Celebrity Colonialism – Continuation of Colonial Imperialism???

Oversized shades have replaced pith helmets, but the new scramble for Africa has its share of adventurers, would-be saviors, and even turf battles. As Madonna’s publicist explains, “She’s focusing on Malawi. South Africa is Oprah’s territory.”
Dave Gilson

Dave Gibson “An interactive map of the celebrity recolonization of Africa.”

It could be argued that the practices employed by the Western celebrities are reflective of colonial imperialism.  Activities performed by celebrity missionaries don’t involve actual land-seizing and physical capturing of the resources the way former colonialists did. They rather engage in reestablishing power relations and enforcing economic subordination the way imperialism does.

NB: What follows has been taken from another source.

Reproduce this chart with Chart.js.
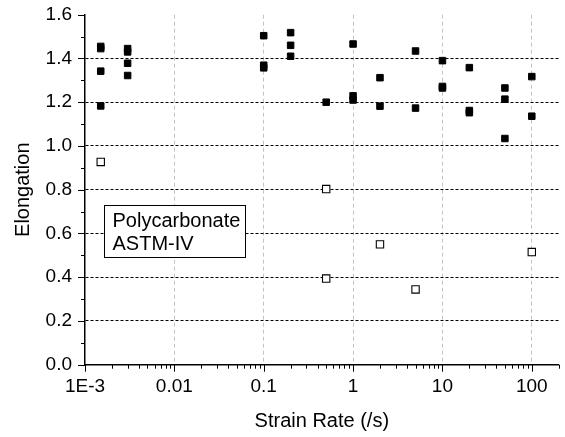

As Carol Magee asserts, celebrities are simply human beings engaging in the world around them and some of them have sincere interest in and genuine commitment to a case (282). Nevertheless, their actions appear to be insistently repeating colonial patterns. Through the actions of influential celebrities, the West emerges as a powerful political formation whose ability and, more importantly, the moral duty, is to intervene in the internal affairs of the helpless Rest.  In the words of Hilde Van den Bulck, “[celebrities] and their activities can thus be seen to endorse certain views on world relationships, giving them heightened political and cultural importance and meaning” (125).

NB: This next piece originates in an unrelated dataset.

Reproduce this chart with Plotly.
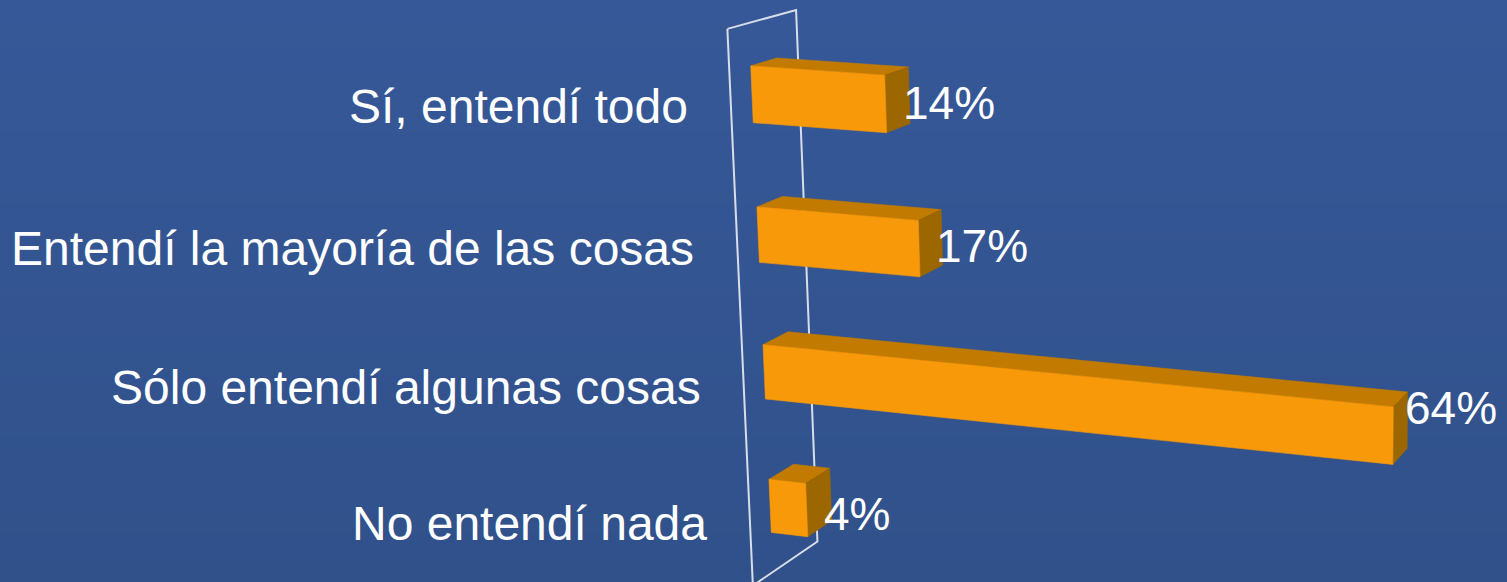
import numpy as np
import plotly.graph_objects as go

# Survey answers and their shares (percent)
categories = [
    "Sí, entendí todo",
    "Entendí la mayoría de las cosas",
    "Sólo entendí algunas cosas",
    "No entendí nada",
]
values = [14, 17, 64, 4]
value_labels = [f"{v}%" for v in values]

W, H = 1507, 582

# Perspective camera for the 3-D bar scene:
# world X = value (%), Y = category row (0, -1, -2, ...), Z = depth (0 front, 1 back of bar)
CAMERA = np.array([
    [8.660152331927396, -14.962197307289657, 40.507406862678316, 751.9925532900338],
    [0.5855347725155848, -143.05764996099276, -6.786602288532089, 94.3573269079825],
    [-0.001000282619660453, -0.011585790755028469, 0.018998315436613233, 1.0],
])
HALF_BAR = 0.2          # half the bar thickness, in row units
WALL_Y = (0.5, -3.5)    # vertical extent of the side wall
WALL_Z = (-0.8, 1.85)   # depth extent of the side wall


def project(x, y, z):
    h = CAMERA @ np.array([x, y, z, 1.0])
    return h[0] / h[2], h[1] / h[2]


def poly(points):
    xy = [project(*p) for p in points]
    xy.append(xy[0])
    return [p[0] for p in xy], [p[1] for p in xy]


FRONT = "#F8990A"
TOP = "#C27B00"
SIDE = "#9C6600"
BG_TOP = np.array([54, 88, 152])
BG_BOTTOM = np.array([48, 81, 138])

fig = go.Figure()

# side wall outline at value 0
wx, wy = poly([
    (0, WALL_Y[0], WALL_Z[0]),
    (0, WALL_Y[0], WALL_Z[1]),
    (0, WALL_Y[1], WALL_Z[1]),
    (0, WALL_Y[1], WALL_Z[0]),
])
fig.add_trace(go.Scatter(x=wx, y=wy, mode="lines",
                         line=dict(color="#D8DEE9", width=2),
                         hoverinfo="skip", showlegend=False))

# 3-D bars: front, top and end faces
for i, v in enumerate(values):
    yc = -i
    yt, yb = yc + HALF_BAR, yc - HALF_BAR
    faces = [
        ([(0, yt, 0), (v, yt, 0), (v, yt, 1), (0, yt, 1)], TOP),
        ([(v, yt, 0), (v, yt, 1), (v, yb, 1), (v, yb, 0)], SIDE),
        ([(0, yt, 0), (v, yt, 0), (v, yb, 0), (0, yb, 0)], FRONT),
    ]
    for pts, col in faces:
        px, py = poly(pts)
        fig.add_trace(go.Scatter(x=px, y=py, mode="lines", fill="toself",
                                 fillcolor=col, line=dict(color=col, width=0.6),
                                 hoverinfo="skip", showlegend=False))

annotations = []
for i, (cat, v, lab) in enumerate(zip(categories, values, value_labels)):
    yc = -i
    lx, ly = project(0, yc, WALL_Z[0])
    annotations.append(dict(
        x=lx - 41, y=ly + 5, xref="x", yref="y", text=cat, showarrow=False,
        xanchor="right", yanchor="middle",
        font=dict(family="Liberation Sans, Arial", size=48, color="white")))
    ex, ey = project(v, yc, 0.5)
    annotations.append(dict(
        x=ex + 3, y=(ey + ly + 8) / 2 - 1, xref="x", yref="y", text=lab,
        showarrow=False, xanchor="left", yanchor="middle",
        font=dict(family="Liberation Sans, Arial", size=46, color="white")))

# vertical background gradient
shapes = []
n_bands = 48
for k in range(n_bands):
    t = k / (n_bands - 1)
    c = (BG_TOP * (1 - t) + BG_BOTTOM * t).round().astype(int)
    shapes.append(dict(type="rect", xref="paper", yref="paper",
                       x0=0, x1=1, y0=1 - (k + 1) / n_bands, y1=1 - k / n_bands + 0.001,
                       fillcolor=f"rgb({c[0]},{c[1]},{c[2]})", line=dict(width=0),
                       layer="below"))

fig.update_layout(
    width=W, height=H,
    margin=dict(l=0, r=0, t=0, b=0),
    paper_bgcolor="rgb(51,85,145)",
    plot_bgcolor="rgba(0,0,0,0)",
    xaxis=dict(range=[0, W], visible=False, fixedrange=True),
    yaxis=dict(range=[H, 0], visible=False, fixedrange=True),
    annotations=annotations,
    shapes=shapes,
    showlegend=False,
)

fig.write_html("out.html")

The conversation about the necessity to save the world and fix the wretched Africa, originated by the Western celebrities, is another instance of one-sided colonial dialog. Celebrities simply affirm the right to speak for others and skillfully use it to politically engage on the international scale. In the words of Duvall, “Third World peoples are virtually invisible in the coverage of celebrity activism, showing up only as backdrops to celebrity speeches or sound bites to illustrated their adoration of celebrities” (94). Celebrity missionary activities, therefore, present the repetitive pattern, when the hegemonic power becomes a spokesperson and a decision-maker for the subordinate muted “other.”

Adam Elkus, one of the initiators of the celebrity colonialism discourse,  concluded in his article that colonial practices are still colonial practices no matter what form they take or how fashionable they might be. The bottom line is, he argues, that “[one] cannot ascribe malicious motives to the celebrities – they sincerely believe they are making a positive difference. But they are not. While celebrities “find themselves” in Africa’s plains, the IMF, World Bank, and multinational corporations are out to find profit.”